• Written task
List each line of the data that holds the word "this".

• The data

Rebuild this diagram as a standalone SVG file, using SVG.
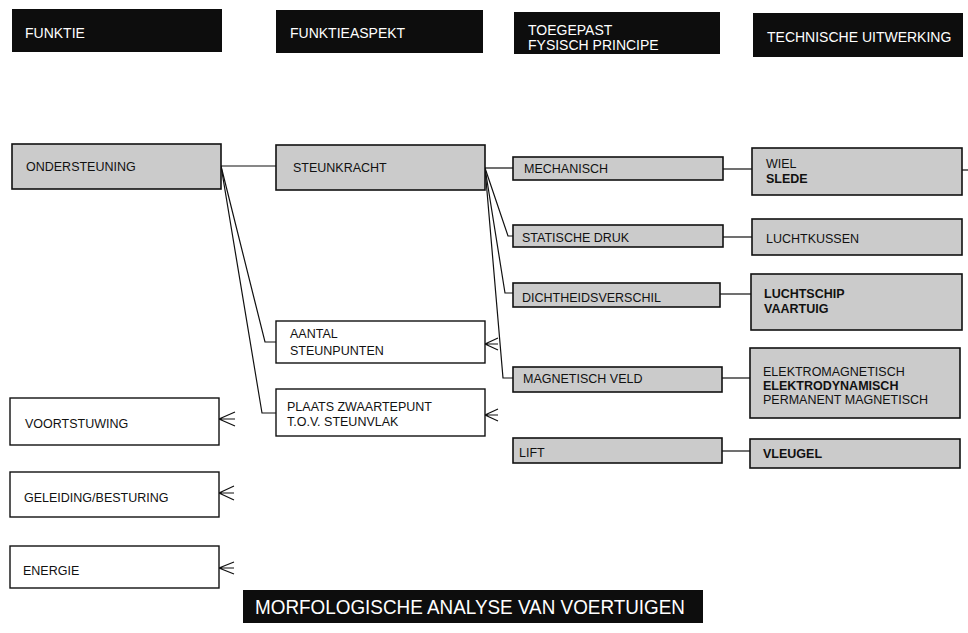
<svg xmlns="http://www.w3.org/2000/svg" width="968" height="633" viewBox="0 0 968 633">
<style>
.hd{fill:#0d0d0d}
.ht{fill:#fff;font-family:"Liberation Sans",Arial,sans-serif;font-size:14px}
.g{fill:#cbcbcb;stroke:#111;stroke-width:1.6}
.w{fill:#fff;stroke:#111;stroke-width:1.4}
.t{fill:#111;font-family:"Liberation Sans",Arial,sans-serif;font-size:12.5px}
.b{font-weight:bold}
.c{fill:none;stroke:#111;stroke-width:1.2}
</style>
<rect width="968" height="633" fill="#fff"/>
<g id="header-funktie"><rect class="hd" x="12" y="9" width="210" height="43"/><text class="ht" x="25" y="38">FUNKTIE</text></g>
<g id="header-funktieaspekt"><rect class="hd" x="276" y="10" width="207" height="43"/><text class="ht" x="290" y="38">FUNKTIEASPEKT</text></g>
<g id="header-principe"><rect class="hd" x="514" y="12" width="206" height="42"/><text class="ht" x="528" y="35">TOEGEPAST</text><text class="ht" x="528" y="50">FYSISCH PRINCIPE</text></g>
<g id="header-uitwerking"><rect class="hd" x="753" y="13" width="210" height="44"/><text class="ht" x="767" y="42">TECHNISCHE UITWERKING</text></g>

<g id="connectors">
<path class="c" d="M221 166H276"/>
<path class="c" d="M221 166L265 342H276"/>
<path class="c" d="M221 166L262 413H276"/>
<path class="c" d="M485 168H513"/>
<path class="c" d="M485 168L508 236H513"/>
<path class="c" d="M485 168L505 293H513"/>
<path class="c" d="M485 168L503 378H513"/>
<path class="c" d="M723 169H752"/>
<path class="c" d="M723 237H752"/>
<path class="c" d="M720 294H751"/>
<path class="c" d="M722 378H750"/>
<path class="c" d="M722 451H750"/>
<path class="c" d="M962 170H968"/>
<path class="c" d="M498 338L485 344L498 350M485 344H498"/>
<path class="c" d="M498 409L485 415L498 421M485 415H498"/>
<path class="c" d="M235 412L219 419L235 426M219 419H235"/>
<path class="c" d="M234 486L219 493L234 500M219 493H234"/>
<path class="c" d="M234 562L219 568L234 574M219 568H234"/>
</g>

<g id="ondersteuning"><rect class="g" x="12" y="144" width="209" height="45"/><text class="t" x="26" y="171">ONDERSTEUNING</text></g>
<g id="steunkracht"><rect class="g" x="276" y="145" width="209" height="45"/><text class="t" x="293" y="172">STEUNKRACHT</text></g>
<g id="aantal"><rect class="w" x="276" y="321" width="209" height="42"/><text class="t" x="290" y="338">AANTAL</text><text class="t" x="290" y="355">STEUNPUNTEN</text></g>
<g id="plaats"><rect class="w" x="276" y="389" width="209" height="47"/><text class="t" x="287" y="411">PLAATS ZWAARTEPUNT</text><text class="t" x="287" y="426">T.O.V. STEUNVLAK</text></g>
<g id="voortstuwing"><rect class="w" x="10" y="398" width="209" height="47"/><text class="t" x="25" y="428">VOORTSTUWING</text></g>
<g id="geleiding"><rect class="w" x="10" y="472" width="209" height="45"/><text class="t" x="24" y="502">GELEIDING/BESTURING</text></g>
<g id="energie"><rect class="w" x="10" y="546" width="209" height="42"/><text class="t" x="23" y="575">ENERGIE</text></g>

<g id="mechanisch"><rect class="g" x="513" y="157" width="210" height="23"/><text class="t" x="524" y="173">MECHANISCH</text></g>
<g id="statische"><rect class="g" x="513" y="225" width="210" height="22"/><text class="t" x="522" y="242">STATISCHE DRUK</text></g>
<g id="dichtheid"><rect class="g" x="513" y="283" width="207" height="24"/><text class="t" x="522" y="302">DICHTHEIDSVERSCHIL</text></g>
<g id="magnetisch"><rect class="g" x="513" y="367" width="209" height="25"/><text class="t" x="523" y="383">MAGNETISCH VELD</text></g>
<g id="lift"><rect class="g" x="513" y="438" width="209" height="25"/><text class="t" x="519" y="457">LIFT</text></g>

<g id="wiel"><rect class="g" x="752" y="148" width="210" height="47"/><text class="t" x="766" y="168">WIEL</text><text class="t b" x="766" y="183">SLEDE</text></g>
<g id="luchtkussen"><rect class="g" x="752" y="219" width="210" height="36"/><text class="t" x="766" y="243">LUCHTKUSSEN</text></g>
<g id="luchtschip"><rect class="g" x="751" y="274" width="211" height="56"/><text class="t b" x="764" y="298">LUCHTSCHIP</text><text class="t b" x="764" y="313">VAARTUIG</text></g>
<g id="elektro"><rect class="g" x="750" y="348" width="210" height="70"/><text class="t" x="763" y="376">ELEKTROMAGNETISCH</text><text class="t b" x="763" y="390">ELEKTRODYNAMISCH</text><text class="t" x="763" y="404">PERMANENT MAGNETISCH</text></g>
<g id="vleugel"><rect class="g" x="750" y="439" width="210" height="29"/><text class="t b" x="763" y="458">VLEUGEL</text></g>

<g id="title"><rect class="hd" x="243" y="590" width="460" height="33"/><text class="ht" x="255" y="614" style="font-size:21px" textLength="430" lengthAdjust="spacingAndGlyphs">MORFOLOGISCHE ANALYSE VAN VOERTUIGEN</text></g>
</svg>
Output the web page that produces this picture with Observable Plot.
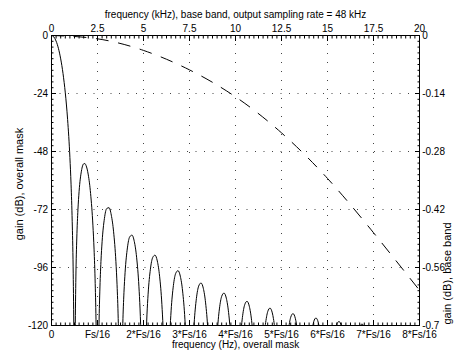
<!DOCTYPE html>
<html><head><meta charset="utf-8">
<script src="https://cdn.jsdelivr.net/npm/d3@7"></script>
<script src="https://cdn.jsdelivr.net/npm/@observablehq/plot@0.6"></script>
<style>body{margin:0;background:#fff}</style>
</head><body><div id="chart"></div>
<script>
// overall mask: frequency in units of Fs/32 (0..16 = 0..Fs/2), gain in dB
const maskU = [
  0,0.1,0.2,0.3,0.4,0.5,0.6,0.7,0.8,0.85,0.9,0.94,0.97,1,
  1.03,1.06,1.1,1.15,1.2,1.3,1.4,1.45,1.5,1.6,1.7,1.8,1.85,1.9,1.94,1.97,2,
  2.03,2.06,2.1,2.15,2.2,2.3,2.4,2.5,2.6,2.7,2.8,2.85,2.9,2.94,3,
  3.06,3.1,3.15,3.2,3.3,3.4,3.5,3.6,3.7,3.8,3.85,3.9,4,
  4.1,4.15,4.2,4.3,4.4,4.5,4.6,4.7,4.8,4.85,4.9,5,
  5.1,5.15,5.2,5.3,5.4,5.5,5.6,5.7,5.8,5.85,6,
  6.15,6.2,6.3,6.4,6.5,6.6,6.7,6.8,6.85,7,
  7.2,7.25,7.3,7.4,7.5,7.6,7.7,7.75,7.8,8,
  8.2,8.25,8.3,8.4,8.5,8.6,8.7,8.75,8.8,9,
  9.25,9.3,9.35,9.4,9.5,9.6,9.65,9.7,9.75,10,
  10.25,10.3,10.35,10.4,10.5,10.6,10.65,10.7,10.75,11,
  11.3,11.35,11.4,11.45,11.5,11.55,11.6,11.65,11.7,12,
  12.3,12.35,12.4,12.45,12.5,12.55,12.6,12.65,12.7,13,
  13.35,13.4,13.45,13.5,13.55,13.6,13.65,14,
  14.5,15,15.5,16
];
const maskDb = [
  0,-0.57,-2.32,-5.30,-9.67,-15.68,-23.75,-34.72,-50.45,-61.52,-76.87,-95.75,-120.77,-160,
  -122.85,-99.91,-83.81,-71.99,-64.48,-56.15,-53.09,-52.99,-53.73,-57.70,-65.41,-78.47,-88.39,-102.67,-120.76,-145.22,-160,
  -146.25,-122.82,-106.10,-93.55,-85.35,-75.77,-71.61,-71.26,-74.33,-81.23,-93.57,-103.15,-117.09,-134.94,-160,
  -136.24,-119.27,-106.43,-97.97,-87.90,-83.32,-82.61,-85.24,-91.74,-103.73,-113.15,-126.95,-160,
  -128.61,-115.64,-107.04,-96.71,-91.86,-90.89,-93.31,-99.61,-111.38,-120.70,-134.40,-160,
  -135.68,-122.63,-113.95,-103.45,-98.44,-97.30,-99.58,-105.74,-117.37,-126.62,-160,
  -128.16,-119.42,-108.80,-103.67,-102.41,-104.59,-110.65,-122.18,-131.38,-160,
  -123.85,-117.63,-113.15,-107.92,-106.58,-108.68,-114.66,-119.52,-126.12,-160,
  -127.48,-121.22,-116.70,-111.41,-109.99,-112.03,-117.94,-122.77,-129.34,-160,
  -124.18,-119.63,-116.41,-114.28,-112.80,-114.78,-117.17,-120.64,-125.44,-160,
  -126.58,-122.01,-118.77,-116.60,-115.08,-117.01,-119.38,-122.83,-127.60,-160,
  -123.92,-120.66,-118.47,-117.25,-116.90,-117.41,-118.79,-121.14,-124.56,-160,
  -125.42,-122.13,-119.93,-118.68,-118.32,-118.81,-120.17,-122.50,-125.90,-160,
  -123.23,-121.00,-119.74,-119.36,-119.83,-121.18,-123.48,-160,
  -120.03,-160,-120.37,-160
];
// base band response (kHz, dB)
const baseKHz = [0, 2.5, 5, 7.5, 10, 12.5, 15, 17.5, 20];
const baseDb  = [0, -0.008, -0.036, -0.083, -0.148, -0.235, -0.345, -0.476, -0.615];

const bottomTicks  = [0, 2, 4, 6, 8, 10, 12, 14, 16];
const bottomLabels = ["0","Fs/16","2*Fs/16","3*Fs/16","4*Fs/16","5*Fs/16","6*Fs/16","7*Fs/16","8*Fs/16"];
const topKHz    = [0, 2.5, 5, 7.5, 10, 12.5, 15, 17.5, 20];
const topLabels = ["0","2.5","5","7.5","10","12.5","15","17.5","20"];
const leftTicks  = [0, -24, -48, -72, -96, -120];
const leftLabels = ["0","-24","-48","-72","-96","-120"];
const rightDb     = [0, -0.14, -0.28, -0.42, -0.56, -0.7];
const rightLabels = ["0","-0.14","-0.28","-0.42","-0.56","-0.7"];

const titleText  = "frequency (kHz), base band, output sampling rate = 48 kHz";
const xLabelText = "frequency (Hz), overall mask";
const yLabelText = "gain (dB), overall mask";
const y2LabelText = "gain (dB), base band";

const uMax = 16, kHzMax = 20, dbMin = -120, baseMin = -0.7;
const kToU = k => k / kHzMax * uMax;
const bToY = d => d / baseMin * dbMin;

const mask = maskU.map((u, i) => ({u, db: maskDb[i]}));
const base = baseKHz.map((k, i) => ({u: kToU(k), y: bToY(baseDb[i])}));
const topU = topKHz.map(kToU);
const rightY = rightDb.map(bToY);

const minorX = d3.range(0, 16.0001, 0.2).filter(v => Math.abs(v/2 - Math.round(v/2)) > 1e-6);
const minorY = d3.range(-120, 0.0001, 2.4).filter(v => Math.abs(v/24 - Math.round(v/24)) > 1e-6);
const gridX = bottomTicks.slice(1, -1);
const gridY = leftTicks.slice(1, -1);

const idx = (arr, v) => arr.findIndex(a => Math.abs(a - v) < 1e-6);

const chart = Plot.plot({
  width: 454, height: 350,
  marginLeft: 51, marginRight: 35, marginTop: 35, marginBottom: 25,
  style: {fontFamily: "'Liberation Sans', Arial, Helvetica, sans-serif", fontSize: "10px", background: "white", color: "black"},
  x: {domain: [0, uMax], axis: null},
  y: {domain: [dbMin, 0], axis: null},
  marks: [
    Plot.ruleX(gridX, {stroke: "#444", strokeDasharray: "1,8"}),
    Plot.ruleY(gridY, {stroke: "#444", strokeDasharray: "1,7.5"}),
    Plot.line(base, {x: "u", y: "y", curve: "natural", stroke: "black", strokeWidth: 1, strokeDasharray: "12,10.5", clip: true}),
    Plot.line(mask, {x: "u", y: "db", curve: "monotone-x", stroke: "black", strokeWidth: 1, clip: true}),
    Plot.frame({stroke: "black"}),
    Plot.axisX({anchor: "bottom", ticks: bottomTicks, tickFormat: d => bottomLabels[idx(bottomTicks, d)], tickSize: -5, tickPadding: 10, label: null}),
    Plot.axisX({anchor: "top", ticks: topU, tickFormat: d => topLabels[idx(topU, d)], tickSize: -5, tickPadding: 8.3, label: null}),
    Plot.axisY({anchor: "left", ticks: leftTicks, tickFormat: d => leftLabels[idx(leftTicks, d)], tickSize: -5, tickPadding: 8.5, label: null}),
    Plot.axisY({anchor: "right", ticks: rightY, tickFormat: d => rightLabels[idx(rightY, d)], tickSize: -5, tickPadding: 7.7, label: null}),
    Plot.axisX({anchor: "bottom", ticks: minorX, tickSize: -2.5, fill: "none", label: null}),
    Plot.axisX({anchor: "top", ticks: minorX, tickSize: -2.5, fill: "none", label: null}),
    Plot.axisY({anchor: "left", ticks: minorY, tickSize: -2.5, fill: "none", label: null}),
    Plot.axisY({anchor: "right", ticks: minorY, tickSize: -2.5, fill: "none", label: null}),
    Plot.text([titleText], {frameAnchor: "top", dy: -21, lineAnchor: "middle", textAnchor: "middle", fill: "black"}),
    Plot.text([xLabelText], {frameAnchor: "bottom", dy: 19.5, lineAnchor: "middle", textAnchor: "middle", fill: "black"}),
    Plot.text([yLabelText], {frameAnchor: "left", dx: -31.6, dy: 3.5, rotate: -90, lineAnchor: "middle", textAnchor: "middle", fontSize: 11, fill: "black"}),
    Plot.text([y2LabelText], {frameAnchor: "right", dx: 28, dy: 93, rotate: -90, lineAnchor: "middle", textAnchor: "middle", fontSize: 11, fill: "black"})
  ]
});
document.getElementById("chart").appendChild(chart);
</script>
</body></html>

• The output
Rebuild this diagram as a standalone SVG file, using SVG.
Output the web page that produces this picture with Observable Plot.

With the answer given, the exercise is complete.